-- begin DATA FOR THIS EXERCISE --

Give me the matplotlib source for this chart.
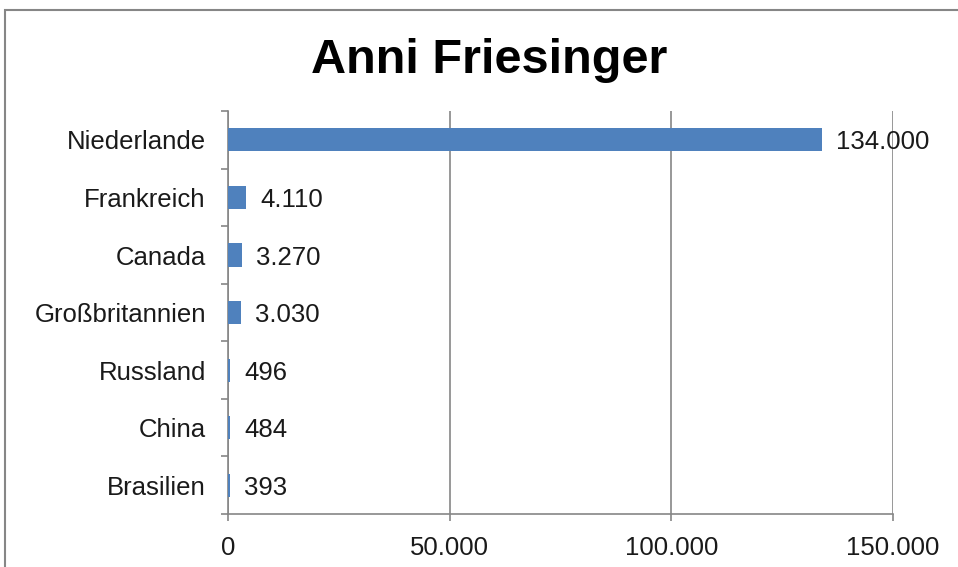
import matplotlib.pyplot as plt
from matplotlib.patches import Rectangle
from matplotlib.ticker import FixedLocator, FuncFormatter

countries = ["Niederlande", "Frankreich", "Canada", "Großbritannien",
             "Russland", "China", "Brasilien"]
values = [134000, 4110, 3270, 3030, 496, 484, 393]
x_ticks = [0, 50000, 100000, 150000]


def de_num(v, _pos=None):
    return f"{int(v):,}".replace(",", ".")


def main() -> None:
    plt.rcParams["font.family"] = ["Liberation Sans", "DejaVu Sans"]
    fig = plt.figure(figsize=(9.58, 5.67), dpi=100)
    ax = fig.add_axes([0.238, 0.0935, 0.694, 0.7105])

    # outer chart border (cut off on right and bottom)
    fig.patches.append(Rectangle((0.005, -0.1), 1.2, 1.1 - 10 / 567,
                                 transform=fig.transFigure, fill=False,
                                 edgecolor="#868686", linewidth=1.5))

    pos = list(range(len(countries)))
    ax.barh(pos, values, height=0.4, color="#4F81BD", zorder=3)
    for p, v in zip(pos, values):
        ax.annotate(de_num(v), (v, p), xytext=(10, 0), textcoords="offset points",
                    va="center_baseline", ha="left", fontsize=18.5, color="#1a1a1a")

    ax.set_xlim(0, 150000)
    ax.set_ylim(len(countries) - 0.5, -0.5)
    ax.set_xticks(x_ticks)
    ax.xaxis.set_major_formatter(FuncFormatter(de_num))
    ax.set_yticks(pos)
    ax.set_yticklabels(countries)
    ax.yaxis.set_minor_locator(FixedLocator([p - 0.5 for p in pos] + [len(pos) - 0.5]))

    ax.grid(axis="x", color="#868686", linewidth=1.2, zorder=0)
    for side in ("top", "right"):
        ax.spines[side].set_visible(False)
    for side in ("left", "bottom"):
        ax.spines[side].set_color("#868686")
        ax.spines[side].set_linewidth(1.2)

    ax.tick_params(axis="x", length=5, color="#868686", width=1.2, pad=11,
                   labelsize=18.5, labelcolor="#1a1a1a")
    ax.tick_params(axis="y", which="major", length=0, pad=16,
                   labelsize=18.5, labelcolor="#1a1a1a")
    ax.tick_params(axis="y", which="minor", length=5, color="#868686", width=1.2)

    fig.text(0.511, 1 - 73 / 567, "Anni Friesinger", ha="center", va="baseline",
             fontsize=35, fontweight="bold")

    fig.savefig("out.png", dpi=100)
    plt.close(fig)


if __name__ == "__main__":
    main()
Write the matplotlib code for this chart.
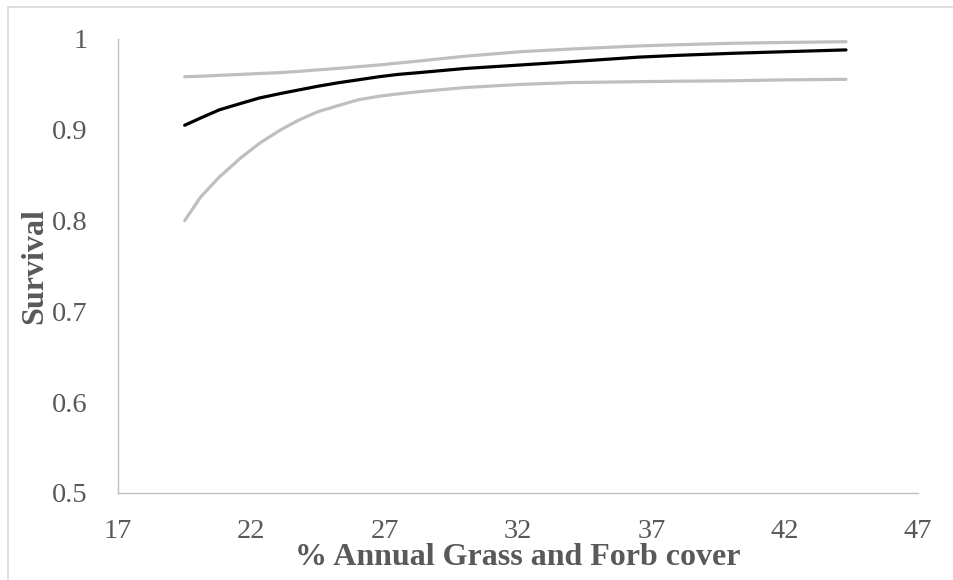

-- end DATA FOR THIS EXERCISE --

▶ [DIRECTIONS FOR THIS TASK]: Return the material line for line, from its beginning to the line that contains "from matplotlib.ticker import", with the pictures left out.

▶ [RESULT BELOW]:
Give me the matplotlib source for this chart.
import matplotlib.pyplot as plt
from matplotlib.patches import Rectangle
from matplotlib.ticker import FixedLocator, FuncFormatter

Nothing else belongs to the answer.